Note: There are two head pipes hanging from my garage rafters from a '77 900SS Ducati that was ridden very hard "back-in-the-day" that have almost no bluing on them at all. Very slight if any. They were truely triple plated.
 
Note: There are two head pipes hanging from my garage rafters from a '77 900SS Ducati that was ridden very hard "back-in-the-day" that have almost no bluing on them at all. Very slight if any. They were truely triple plated.

I thought the "blueing" was the result of single-wall (do blue) vs. double-wall (do NOT blue) exhaust headers. Do I just have a faulty memory?
 
I thought the "blueing" was the result of single-wall (do blue) vs. double-wall (do NOT blue) exhaust headers. Do I just have a faulty memory?

Correct. Bluing is cause by heat. The bluer the header the hotter the exhaust gas temp. The leaner the mixture the hotter the exhaust. Single wall pipe bluing is normal, however the bluing should not extend to the mufflers (too hot).

Motorcycle exhaust builders use double wall pipe, so that chrome look the cruiser crowd loves is not marred.

Ralph Sims
 
Correct. Bluing is cause by heat. The bluer the header the hotter the exhaust gas temp. The leaner the mixture the hotter the exhaust. Single wall pipe bluing is normal, however the bluing should not extend to the mufflers (too hot).

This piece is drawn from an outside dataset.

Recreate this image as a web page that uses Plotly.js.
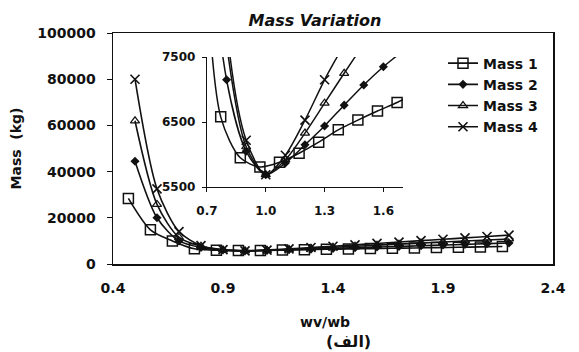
<!DOCTYPE html>
<html>
<head>
<meta charset="utf-8">
<script src="https://cdn.plot.ly/plotly-3.0.1.min.js"></script>
<style>html,body{margin:0;padding:0;background:#fff;}#chart{width:579px;height:352px;}</style>
</head>
<body>
<div id="chart"></div>
<script>
// Data
const xVals  = [0.5, 0.6, 0.7, 0.8, 0.9, 1.0, 1.1, 1.2, 1.3, 1.4, 1.5, 1.6, 1.7, 1.8, 1.9, 2.0, 2.1, 2.2];
const xMass1 = [0.47, 0.57, 0.67, 0.77, 0.87, 0.97, 1.07, 1.17, 1.27, 1.37, 1.47, 1.57, 1.67, 1.77, 1.87, 1.97, 2.07, 2.17];
const mass1 = [28400, 14800, 10000, 6580, 5950, 5810, 5880, 6020, 6190, 6380, 6530, 6670, 6800, 6950, 7100, 7250, 7400, 7550];
const mass2 = [44500, 20000, 10000, 7150, 6050, 5690, 5870, 6150, 6440, 6760, 7070, 7350, 7600, 7900, 8200, 8500, 8800, 9100];
const mass3 = [62000, 25800, 11500, 7700, 6120, 5690, 5920, 6330, 6790, 7250, 7700, 8150, 8600, 9050, 9500, 9950, 10400, 10850];
const mass4 = [80000, 32500, 14000, 7950, 6220, 5690, 5990, 6530, 7150, 7700, 8300, 8900, 9500, 10100, 10700, 11300, 11900, 12500];
const seriesNames = ['Mass 1', 'Mass 2', 'Mass 3', 'Mass 4'];
const mainXTicks = [0.4, 0.9, 1.4, 1.9, 2.4];
const insetXTicks = [0.7, 1.0, 1.3, 1.6];

const FONT = 'DejaVu Sans, Liberation Sans, Arial, sans-serif';
const series = [
  {name: seriesNames[0], x: xMass1, y: mass1, marker: {symbol: 'square-open', size: 10, color: '#111', line: {width: 1.5, color: '#111'}}},
  {name: seriesNames[1], x: xVals, y: mass2, marker: {symbol: 'diamond', size: 7, color: '#111'}},
  {name: seriesNames[2], x: xVals, y: mass3, marker: {symbol: 'triangle-up-open', size: 8, color: '#111', line: {width: 1.2, color: '#111'}}},
  {name: seriesNames[3], x: xVals, y: mass4, marker: {symbol: 'x-thin-open', size: 9, color: '#111', line: {width: 1.6, color: '#111'}}}
];

const traces = [];
series.forEach((s, i) => {
  traces.push({
    type: 'scatter', mode: 'lines+markers', name: s.name, x: s.x, y: s.y,
    xaxis: 'x', yaxis: 'y',
    line: {color: '#111', width: 1.6, shape: 'spline', smoothing: 0.8},
    marker: s.marker, cliponaxis: true
  });
});
series.forEach((s, i) => {
  traces.push({
    type: 'scatter', mode: 'lines+markers', name: s.name, x: s.x, y: s.y,
    xaxis: 'x2', yaxis: 'y2', showlegend: false,
    line: {color: '#111', width: 1.5, shape: 'spline', smoothing: 0.8},
    marker: s.marker, cliponaxis: true
  });
});

const layout = {
  width: 579, height: 352,
  paper_bgcolor: '#ffffff', plot_bgcolor: 'rgba(0,0,0,0)',
  margin: {l: 113, r: 26, t: 33, b: 88},
  font: {family: FONT, color: '#111', size: 14, weight: 'bold'},
  title: {text: '<b><i>Mass Variation</i></b>', x: 315 / 579, xref: 'container', xanchor: 'center',
          y: 1 - 20 / 352, yref: 'container', yanchor: 'middle',
          font: {family: FONT, size: 16, color: '#111'}},
  showlegend: true,
  legend: {x: 0.75, y: 0.937, xanchor: 'left', yanchor: 'top', bgcolor: 'rgba(0,0,0,0)',
           font: {family: FONT, size: 14, color: '#111', weight: 'bold'}, tracegroupgap: 0},
  xaxis: {domain: [0, 1], range: [0.4, 2.4], tickvals: mainXTicks, tickformat: '.1f',
          showline: true, mirror: true, linecolor: '#111', linewidth: 1.5, showgrid: false, zeroline: false,
          ticks: '', ticklabelstandoff: 11, tickfont: {family: FONT, size: 14, weight: 'bold'}},
  yaxis: {domain: [0, 1], range: [0, 100000], dtick: 20000, tickformat: 'd',
          showline: true, mirror: true, linecolor: '#111', linewidth: 1.5, showgrid: false, zeroline: false,
          ticks: 'outside', ticklen: 5, tickcolor: '#111', ticklabelstandoff: 8,
          tickfont: {family: FONT, size: 14, weight: 'bold'},
          title: {text: 'Mass\u00A0\u00A0(kg)', standoff: 12, font: {family: FONT, size: 14, weight: 'bold'}}},
  xaxis2: {domain: [0.2136, 0.659], anchor: 'y2', range: [0.7, 1.7], tickvals: insetXTicks, tickformat: '.1f',
           showline: true, linecolor: '#111', linewidth: 1.2, showgrid: false, zeroline: false,
           ticks: 'outside', ticklen: 4, tickcolor: '#111', ticklabelstandoff: 8,
           tickfont: {family: FONT, size: 12, weight: 'bold'}},
  yaxis2: {domain: [0.333, 0.896], anchor: 'x2', range: [5500, 7500], tick0: 5500, dtick: 1000, tickformat: 'd',
           showline: true, linecolor: '#111', linewidth: 1.2, showgrid: false, zeroline: false,
           ticks: 'outside', ticklen: 4, tickcolor: '#111', ticklabelstandoff: 4,
           tickfont: {family: FONT, size: 12, weight: 'bold'}},
  annotations: [
    {text: '<b>wv/wb</b>', xref: 'paper', yref: 'paper', x: (325 - 113) / 440, y: -(322 - 264) / 231,
     xanchor: 'center', yanchor: 'middle', showarrow: false, font: {family: FONT, size: 14, color: '#111'}},
    {text: '(الف)', xref: 'paper', yref: 'paper', x: (348 - 113) / 440, y: -(341 - 264) / 231,
     xanchor: 'center', yanchor: 'middle', showarrow: false, font: {family: 'DejaVu Sans, sans-serif', size: 16, color: '#111', weight: 'bold'}}
  ]
};

Plotly.newPlot('chart', traces, layout, {staticPlot: true, displayModeBar: false});
</script>
</body>
</html>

Thanks. I seem to remember back in the '80's that airhead owners were looking for some magic "snake oil" they could put on their new headers to try to get an "artistic" blueing pattern to form on the headers. And also, airheads that had an intricate and colorful blueing pattern were admired.
 
Double wall pipes of the olden days were most likely triple plated.
They are very heavy, they contained the noise that radiates from the pipe surface very well and they had a much cooler surface temperature than single wall pipes.